What is a Digital Radio

A digital radio is an electronic device that uses a combination of analog and digital circuitry to transmit a number of signals on a single frequency channel using the technique of time division multiplexing. It is very much analogous to time division multiplexing used in the cellular GSM systems.

A traditional radio system uses either analog or frequency modulation for the transmission of the signal through the electromagnetic media. This modulated signal is then caught by the antennas on the receiver side where it is demodulated to form the original electric signal which then drives the speaker for the sound output. Thus in this system only one signal can be transmitted on a single frequency channel.

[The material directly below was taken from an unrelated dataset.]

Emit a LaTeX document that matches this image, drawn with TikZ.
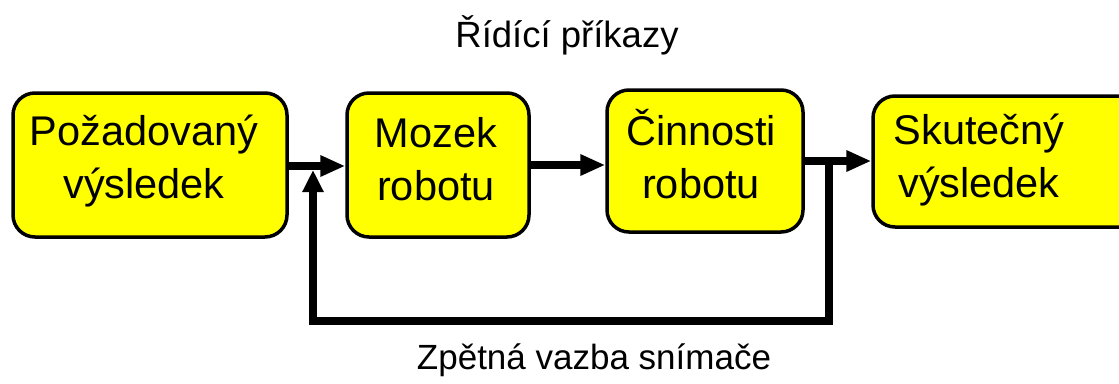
\documentclass[tikz,border=0pt]{standalone}
\usepackage{fontspec}
\setmainfont{Liberation Sans}
\usetikzlibrary{arrows.meta}
\definecolor{boxyellow}{HTML}{FFFF00}
\tikzset{
  box/.style={draw=black, line width=3.5pt, fill=boxyellow, rounded corners=22pt, inner sep=0pt},
  boxtext/.style={align=center, inner sep=0pt, font=\fontsize{41.5}{53}\selectfont, anchor=base},
  lbl/.style={inner sep=0pt, font=\fontsize{36.5}{44}\selectfont, anchor=base},
  flow/.style={line width=7.5pt, -{Triangle[length=25pt,width=20pt]}},
  fb/.style={line width=8.5pt, -{Triangle[length=22pt,width=20pt]}}
}
\begin{document}
\begin{tikzpicture}[x=1pt,y=-1pt]
\useasboundingbox (0,0) rectangle (1119,383);
% boxes
\node[box, minimum width=274pt, minimum height=144pt] (b1) at (150,165) {};
\node[box, minimum width=182pt, minimum height=144pt] (b2) at (438,165) {};
\node[box, minimum width=196pt, minimum height=142pt] (b3) at (705,161) {};
\node[box, minimum width=270pt, minimum height=131pt] (b4) at (1008,161.5) {};
% box texts (base anchor = last line baseline)
\node[boxtext] (t1) at (144,198) {Požadovaný\\výsledek};
\node[boxtext] (t2) at (436,200) {Mozek\\robotu};
\node[boxtext] (t3) at (701,198) {Činnosti\\robotu};
\node[boxtext] (t4) at (979,197) {Skutečný\\výsledek};
% labels
\node[lbl] (cmd) at (567,47) {Řídící příkazy};
\node[lbl, font=\fontsize{35}{42}\selectfont] (fbl) at (594,369) {Zpětná vazba snímače};
% junction coordinates
\coordinate (j1) at (313,170);
\coordinate (j2) at (829,161);
\coordinate (c1) at (829,321);
\coordinate (c2) at (313,321);
% forward arrows
\draw[flow] (b1.east |- 0,166) -- (b2.west |- 0,166);
\draw[flow] (b2.east |- 0,165) -- (b3.west |- 0,165);
\draw[flow] (b3.east |- 0,161) -- (b4.west |- 0,161);
% feedback
\draw[fb] (j2) -- (c1) -- (c2) -- (j1);
\end{tikzpicture}
\end{document}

In digital radio, a number of signals are first converted in to digital form using Pulse Code Modulation or any other coding technique. These signals are then multiplexed in to a single signal using a time division multiplexing signal. This digital multiplexed signal can then be transmitted to the receiver either using an optical transmission system or through the traditional electromagnetic media by using an appropriate shift keying technique.

On the receiver side, the signal is first demodulated and then its demultiplexing takes place to separate the digital signals present in the original time division multiplexed signal in to separate channels. These digital signals can then be decoded to form the original analog signals. Thus the user receives a number of different signals on a single digital radio frequency and is provided with the option to select any of these signals which will then derive the speaker to give the desired sound output.

Some of the advantages of using this system over the analog radio system are:-

Less transmission losses because digital signals are less affected by noise. Long Distance transmission using a single tower. A single tower in this system can cover an area of approximately of 800 km. radius. Advanced signal processing techniques can be used to provide high quality output Though initial cost of installation will be high but the maintenance cost is lower than the analog system.

Less power consumption on both the receiver and transmitter side and also less power dissipation because of absence of inductors.